Accueil > Revue de presse > LPPR : les chercheurs dénoncent l’enfumage - Jacques Littauer, Charlie (...)

LPPR : les chercheurs dénoncent l’enfumage - Jacques Littauer, Charlie Hebdo.fr, 9 juillet 2020

vendredi 10 juillet 2020, par Laurence

Frédérique Vidal, ministre de l’Enseignement supérieur, de la Recherche et de l’Innovation, veut précariser les profs et les chercheurs, qui ont des vies trop faciles selon elle. Tout le contraire de ce qu’il faudrait faire pour ce secteur, littéralement vital pour notre avenir, et qui se désintègre à grande vitesse. Nom de code de son opération : LPPR, pour Loi de programmation pluriannuelle de la recherche.

Tous les lycéens qui le peuvent le font : éviter la fac. Mis à part le droit, la médecine, et quelques autres formations, on se noie à la fac. Manque de profs, bibliothèques en mal de livres, salles informatiques aux matériels obsolètes et insuffisants, amphis bondés… La vie est dure dans nos universités pour nos étudiants, qui, alors qu’ils auraient besoin de travailler en petits groupes, ne connaissent même pas le nom, voire le visage, de leurs profs.
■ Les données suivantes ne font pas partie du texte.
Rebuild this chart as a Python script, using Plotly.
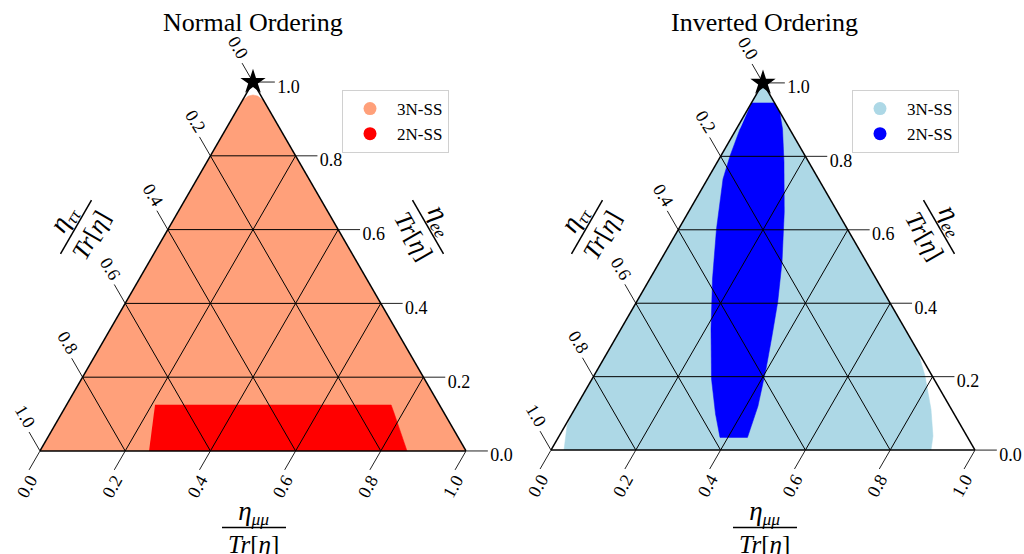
import plotly.graph_objects as go

W, H = 1024, 554
FONT = "Liberation Serif"
NB = "\u00a0"

# ---------------- data (ternary fractions) ----------------
tick_vals = [0.0, 0.2, 0.4, 0.6, 0.8, 1.0]
tick_text = ["1.0", "0.8", "0.6", "0.4", "0.2", "0.0"]
grid_vals = [0.2, 0.4, 0.6, 0.8]

# Normal ordering: eta_ee and eta_mumu fractions of the region boundaries
no_3n_ee = [0.0, 0.0, 0.95, 0.962, 0.965, 0.962, 0.95]
no_3n_mm = [0.0, 1.0, 0.05, 0.030, 0.0175, 0.008, 0.0]
no_2n_ee = [0.0, 0.0, 0.105, 0.1247, 0.1247]
no_2n_mm = [0.256, 0.8615, 0.778, 0.762, 0.2076]

# Inverted ordering
io_3n_ee = [1.0, 0.2698, 0.2016, 0.1117, 0.0381, 0.0, 0.0, 0.0654, 0.1035]
io_3n_mm = [0.0, 0.7302, 0.7813, 0.8403, 0.8818, 0.8962, 0.0307, 0.005, 0.0]
io_2n_ee = [0.9455, 0.9455, 0.921, 0.8747, 0.7847, 0.6485, 0.5123, 0.4033, 0.3106,
            0.2207, 0.1199, 0.0572, 0.0346, 0.0346, 0.0981, 0.1935, 0.3297, 0.466,
            0.6022, 0.7384, 0.8011, 0.8747]
io_2n_mm = [0.0, 0.0545, 0.079, 0.1087, 0.1571, 0.2259, 0.2887, 0.3331, 0.3659,
            0.3967, 0.4282, 0.4414, 0.4461, 0.3813, 0.339, 0.2818, 0.2125, 0.1479,
            0.0892, 0.0365, 0.0217, 0.0085]

star_ee, star_tt, star_mm = [1.0], [0.0], [0.0]

series_names = ["3N-SS", "2N-SS"]
no_colors = ["#FFA07A", "#FF0000"]
io_colors = ["#ADD8E6", "#0000FF"]
titles = ["Normal Ordering", "Inverted Ordering"]


def tau(ee, mm):
    return [max(0.0, round(1.0 - e - m, 4)) for e, m in zip(ee, mm)]


def grid_trace(subplot):
    a, b, c = [], [], []
    for v in grid_vals:
        a += [v, v, None]; b += [1 - v, 0, None]; c += [0, 1 - v, None]
        a += [1 - v, 0, None]; b += [v, v, None]; c += [0, 1 - v, None]
        a += [1 - v, 0, None]; b += [0, 1 - v, None]; c += [v, v, None]
    return go.Scatterternary(a=a, b=b, c=c, mode="lines", subplot=subplot,
                             line=dict(color="black", width=1), showlegend=False,
                             hoverinfo="skip")


def tick_marks(subplot):
    # short marks on each edge, continuing the grid-line direction outwards
    # (standoff pushes the mark opposite to its angle)
    a, b, c, ang = [], [], [], []
    for v in tick_vals:
        # right edge (eta_ee = v): horizontal, to the right
        a.append(v); b.append(0.0); c.append(1.0 - v); ang.append(270)
        # bottom edge (eta_mumu = v): down-left
        a.append(0.0); b.append(1.0 - v); c.append(v); ang.append(30)
        # left edge (eta_tautau = v): up-left
        a.append(1.0 - v); b.append(v); c.append(0.0); ang.append(150)
    return go.Scatterternary(a=a, b=b, c=c, mode="markers", subplot=subplot,
                             marker=dict(symbol="line-ns", size=15.5, angle=ang,
                                         standoff=11, color="#222222",
                                         line=dict(color="#222222", width=1)),
                             cliponaxis=False, showlegend=False, hoverinfo="skip")


def region(ee, mm, color, subplot):
    return go.Scatterternary(a=ee, b=tau(ee, mm), c=mm, mode="lines", fill="toself",
                             fillcolor=color, line=dict(color=color, width=0.5),
                             subplot=subplot, showlegend=False, hoverinfo="skip")


fig = go.Figure()
panels = [
    ("ternary", "legend", [(no_3n_ee, no_3n_mm), (no_2n_ee, no_2n_mm)], no_colors),
    ("ternary2", "legend2", [(io_3n_ee, io_3n_mm), (io_2n_ee, io_2n_mm)], io_colors),
]
for subplot, leg, regs, cols in panels:
    for (ee, mm), col in zip(regs, cols):
        fig.add_trace(region(ee, mm, col, subplot))
    fig.add_trace(grid_trace(subplot))
    fig.add_trace(tick_marks(subplot))
    fig.add_trace(go.Scatterternary(a=star_ee, b=star_tt, c=star_mm, mode="markers",
                                    marker=dict(symbol="star", size=19, color="black"),
                                    cliponaxis=False, subplot=subplot, showlegend=False,
                                    hoverinfo="skip"))
    for name, col in zip(series_names, cols):
        fig.add_trace(go.Scatterternary(a=[None], b=[None], c=[None], mode="markers",
                                        marker=dict(color=col, size=13, symbol="circle"),
                                        name=name, subplot=subplot, legend=leg))


def axis(angle, ticklen, texts):
    return dict(min=0, tickmode="array", tickvals=tick_vals, ticktext=texts,
                ticks="outside", ticklen=ticklen, tickwidth=1,
                tickcolor="rgba(0,0,0,0)",
                showline=True, linecolor="black", linewidth=1.5, showgrid=False,
                layer="above traces", tickangle=angle,
                tickfont=dict(family=FONT, size=18, color="black"),
                title=dict(text=""))


a_text = [t + NB * 4 + "<br>" + NB for t in tick_text]
b_text = [t + NB * 2 + "<br>" + NB for t in tick_text]
c_text = [NB + "<br>" + NB * 4 + t for t in tick_text]


def px(x):
    return x / W


def py(y):
    return 1 - y / H


def tern(x0, x1):
    return dict(domain=dict(x=[px(x0), px(x1)], y=[py(451), py(82)]), sum=1,
                bgcolor="white",
                aaxis=axis(59, 4, a_text),
                baxis=axis(-61, 9, b_text),
                caxis=axis(0, 6, c_text))


ETA = "<span style='font-size:27px'><i>η</i></span>"
annotations = []
shapes = []
num_den = [
    (ETA + "<sub><i>μμ</i></sub>", 253, 527, 0, (222, 527.5, 286, 527.5)),
    (ETA + "<sub><i>ττ</i></sub>", 76, 227, -60, (60.5, 253.8, 91.5, 200.2)),
    (ETA + "<sub><i>ee</i></sub>", 428, 227, 60, (412.5, 200.2, 443.5, 253.8)),
]
for k, off in enumerate([0, 511]):
    annotations.append(dict(text=titles[k], x=px(253 + off), y=py(22), xref="paper",
                            yref="paper", showarrow=False, xanchor="center",
                            yanchor="middle",
                            font=dict(family=FONT, size=26, color="black")))
    for num, cx, cy, ang, (x0, y0, x1, y1) in num_den:
        annotations.append(dict(text=num + "<br><i>Tr</i>[<i>η</i>]", x=px(cx + off),
                                y=py(cy), xref="paper", yref="paper", showarrow=False,
                                textangle=ang, xanchor="center", yanchor="middle",
                                font=dict(family=FONT, size=25, color="black")))
        shapes.append(dict(type="line", xref="paper", yref="paper",
                           x0=px(x0 + off), y0=py(y0), x1=px(x1 + off), y1=py(y1),
                           line=dict(color="black", width=1.5)))


def legend_cfg(x):
    return dict(x=px(x), y=py(90), xanchor="left", yanchor="top", bgcolor="white",
                bordercolor="#d0d0d0", borderwidth=1, itemwidth=44,
                font=dict(family=FONT, size=17, color="black"))


fig.update_layout(
    width=W, height=H, margin=dict(l=0, r=0, t=0, b=0),
    paper_bgcolor="white", plot_bgcolor="white",
    ternary=tern(40, 466), ternary2=tern(551, 975),
    legend=legend_cfg(342), legend2=legend_cfg(852),
    annotations=annotations, shapes=shapes,
)

fig.write_html("out.html", config={"displayModeBar": False},
               post_script="document.body.style.margin='0';")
De l’autre côté de l’estrade, ce n’est pas mieux. Dans de nombreuses licences – les trois premières années – la majorité des cours est assurée par des doctorantes et des doctorants, c’est-à-dire des étudiantes et des étudiants en thèse, sous-payés, avec des mois de retard, quand ils et elles le sont. Les postes de titulaires sont tellement rares que l’on demande à ces jeunes adultes de produire en même temps que leurs cours, les corrections de copies, la participation aux séminaires de leur labo de recherche, et des articles scientifiques, en anglais bien sûr, dans des revues internationales, qui demandent des mois de travail, nécessitent de lire les dizaines d’articles qui sortent chaque semaine sur leur sujet, doivent être réécrits plusieurs fois suite aux remarques des rapporteurs anonymes, pour parfois être finalement rejetés.

Le mercato de la concurrence

Dans la plupart des facs, la saison des (rares) recrutements vient de se terminer. De nombreux enseignants-chercheurs ont fait part de leur malaise : les postes sont tellement rares qu’ils en sont conduit à refuser des candidats… plus diplômés qu’eux et qui ont vingt ans de moins  ! Voilà donc des garçons et des filles aux parcours scolaires brillants, et qui, à 30 ans largement sonnés, vivent encore en colocation, et s’endorment dans leur lit avec leur ordi en pensant à leur prochain article qui, miracle, leur offrira peut-être le sésame d’un emploi grotesquement sous-payé (1800€ nets, au mieux), mais stable, au moins.

Et bien, cette stabilité, la sinistre Frédérique Vidal ne l’aime pas. Elle croit, contre toute évidence, à la concurrence de toutes contre tous. Elle est sur la même ligne qu’Antoine Petit, actuellement PDG du CNRS, qui avait réussi l’exploit de faire d’un seul coup la démonstration de sa bêtise et de son ignorance en appelant à une recherche non seulement « inégalitaire, mais aussi « darwinienne », alors que Charles Darwin vantait les mérites de… la coopération.